Question:
Now that I have two young boys, I am starting to worry about them
using drugs. I know a lot of you reading this are drug users. Your
garbled posts give it away, or perhaps it is just poor education. In
any case, I am not really interested in accepting the view that
children will do drugs, and it's just part of growing up. Drugs make
you a different person, and it is generally a person with less
intelligence and drive than the person who started using.
In any case, I have a modest proposal to reduce drug use among public
school children, and it is universal drug testing. Not really sure
why this isn't done. Public school children has few constitutional
protections against things like this, so I doubt it is for that
reason.

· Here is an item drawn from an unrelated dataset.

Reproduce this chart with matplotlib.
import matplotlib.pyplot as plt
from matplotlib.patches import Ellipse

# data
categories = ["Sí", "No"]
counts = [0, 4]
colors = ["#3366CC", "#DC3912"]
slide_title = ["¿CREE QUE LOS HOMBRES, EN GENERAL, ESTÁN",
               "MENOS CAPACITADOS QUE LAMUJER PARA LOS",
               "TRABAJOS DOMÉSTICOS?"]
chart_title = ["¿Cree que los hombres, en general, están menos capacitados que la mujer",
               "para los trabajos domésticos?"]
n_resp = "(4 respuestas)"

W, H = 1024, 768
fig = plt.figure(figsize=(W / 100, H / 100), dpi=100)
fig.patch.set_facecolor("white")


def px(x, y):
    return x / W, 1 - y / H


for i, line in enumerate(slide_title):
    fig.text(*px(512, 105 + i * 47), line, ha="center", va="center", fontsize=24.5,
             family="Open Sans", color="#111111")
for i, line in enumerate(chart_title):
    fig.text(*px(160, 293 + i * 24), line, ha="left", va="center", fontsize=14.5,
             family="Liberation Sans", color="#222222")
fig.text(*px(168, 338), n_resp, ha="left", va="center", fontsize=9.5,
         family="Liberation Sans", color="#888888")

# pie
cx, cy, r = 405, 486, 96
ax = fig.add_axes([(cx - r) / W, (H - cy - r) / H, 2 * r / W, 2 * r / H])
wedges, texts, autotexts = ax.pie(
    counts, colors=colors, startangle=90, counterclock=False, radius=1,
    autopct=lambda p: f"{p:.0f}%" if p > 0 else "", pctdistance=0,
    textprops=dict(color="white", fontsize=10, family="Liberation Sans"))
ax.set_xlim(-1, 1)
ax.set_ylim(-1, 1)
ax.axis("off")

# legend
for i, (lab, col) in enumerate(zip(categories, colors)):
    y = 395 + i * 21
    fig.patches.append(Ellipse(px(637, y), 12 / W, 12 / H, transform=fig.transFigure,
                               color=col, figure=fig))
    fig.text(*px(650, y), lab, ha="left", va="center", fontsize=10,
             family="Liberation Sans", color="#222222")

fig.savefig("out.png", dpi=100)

Perhaps it is budgetary, but I'd prefer no sports teams with
a drug-free student body to what we have today.
You say drug tests can be fooled. Perhaps, but how about this idea
that I have not seen elsewhere. The day before a urine test, the
subject has to drink a liquid containing one of a variety of tagging
agents that will be excreted in the urine over the next 48 hours.
Then they are given a bar code that is to be placed on their container
the next day. If the tagging agent in their urine doesn't match what
is encoded on the bar code, then we would know there was a switching
of urine. Hair tests can also be done, and it's hard to see how those
can be fooled.
An initial screening of a decent sample of the students could be done
to show there is a problem. No names would be released, but the data
would shock a lot of parents. It's interesting that this generation
of parents is nearly as blind as the previous on this issue.

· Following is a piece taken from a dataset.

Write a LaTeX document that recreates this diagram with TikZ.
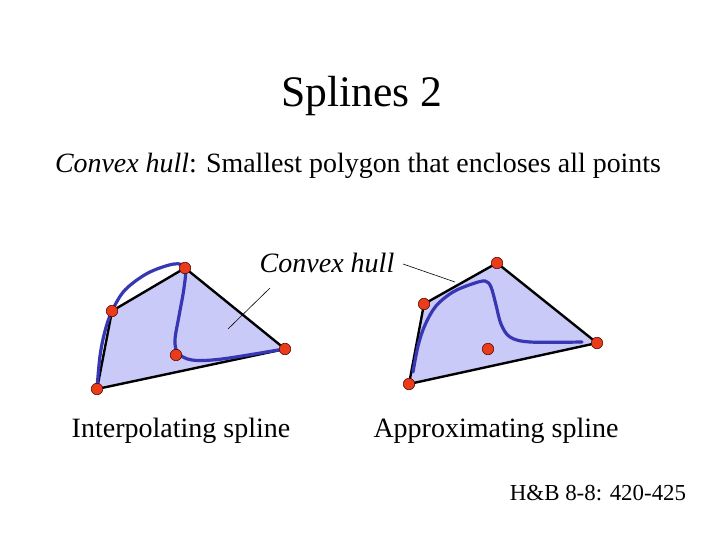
\documentclass[tikz,border=0pt]{standalone}
\usepackage{fontspec}
\setmainfont{Liberation Serif}
\definecolor{hullfill}{RGB}{202,202,248}
\definecolor{splineblue}{RGB}{55,55,180}
\definecolor{dotred}{RGB}{235,60,25}
\tikzset{
  hull/.style={draw=black, line width=2.4pt, fill=hullfill, line join=round},
  spline/.style={draw=splineblue, line width=3.2pt, line cap=round},
  ctrl/.style={circle, fill=dotred, draw=black!70!red, line width=0.5pt, inner sep=0pt, minimum size=11.5pt},
  leader/.style={draw=black, line width=0.6pt},
  lbl/.style={inner sep=0pt, font=\fontsize{28}{33}\selectfont}
}
\begin{document}
\begin{tikzpicture}[x=1pt,y=-1pt]
\useasboundingbox (0,0) rectangle (720,540);
% texts
\node[inner sep=0pt, font=\fontsize{43.6}{50}\selectfont] (title) at (362,96) {Splines 2};
\node[inner sep=0pt, font=\fontsize{27.9}{33}\selectfont] (sub) at (358,166) {\textit{Convex hull}: Smallest polygon that encloses all points};
\node[lbl] (ch) at (327,263) {\textit{Convex hull}};
\node[lbl] (il) at (181,431) {Interpolating spline};
\node[lbl] (al) at (496,431) {Approximating spline};
\node[inner sep=0pt, font=\fontsize{22.9}{27}\selectfont] (ref) at (598,493) {H\&B 8-8: 420-425};
% left figure
\coordinate (p1) at (97,389);
\coordinate (p2) at (112,311);
\coordinate (p3) at (185,268);
\coordinate (p4) at (176,355);
\coordinate (p5) at (285,349);
\draw[hull] (p1) -- (p2) -- (p3) -- (p5) -- cycle;
\draw[spline] plot[smooth, tension=0.55] coordinates {(97,389) (100,356) (105,331) (112,311) (125,290) (148,273) (174,264) (185,268) (184,288) (179,316) (175,340) (178,353) (192,360) (222,359) (284,349)};
% right figure
\coordinate (q1) at (409,384);
\coordinate (q2) at (424,304);
\coordinate (q3) at (497,263);
\coordinate (q4) at (488,349);
\coordinate (q5) at (597,343);
\draw[hull] (q1) -- (q2) -- (q3) -- (q5) -- cycle;
\draw[spline] plot[smooth, tension=0.55] coordinates {(413,372) (418,346) (425,325) (436,306) (453,292) (472,284) (485,281) (491,287) (496,305) (501,324) (510,337) (530,342) (582,342)};
% dots
\foreach \p in {p1,p2,p3,p4,p5,q1,q2,q3,q4,q5} \node[ctrl] (d\p) at (\p) {};
% leaders
\coordinate (la) at (270,288);
\coordinate (lb) at (228,329);
\coordinate (lc) at (403,264);
\coordinate (ld) at (455,282);
\draw[leader] (la) -- (lb);
\draw[leader] (lc) -- (ld);
\end{tikzpicture}
\end{document}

Students determined to intoxicate themselves can always find a way
around this, or perhaps they just drop out. But I don't excuse our
current lack of seriousness on this issue. Why not at least try to
reduce the rate of teenage drug use?
Answer:
used drugs as a teenager, which was during the early 1980's but have not
used them since. I live in a rather large metro area and would have to say
that I see very little drug use among teens in my area, especially compared
to my highschool days where I would estimate 80%+ at least recreationally
used marijuanna. I do not think the general public would subject their
children to mandatory testing as you describe and I am certain they wouldn't
be willing to fund any such program. My advice would be to communicate
openly and frequently with your children, assuring them that nothing they
ever do could be too bad to be forgiven and monitoring their behavoir for
any warning signs. I belive they also have home testing kits for parents if
you feel reasonably confidant that a problem exists but would warn you
against violating the trust of a teenager unless absolutely necessary. Im
not too familiar with the more modern drugs but can usually detect a
marijuana smoker within a couple minutes of conversation so I assume the
harsher drugs would be even more obvious.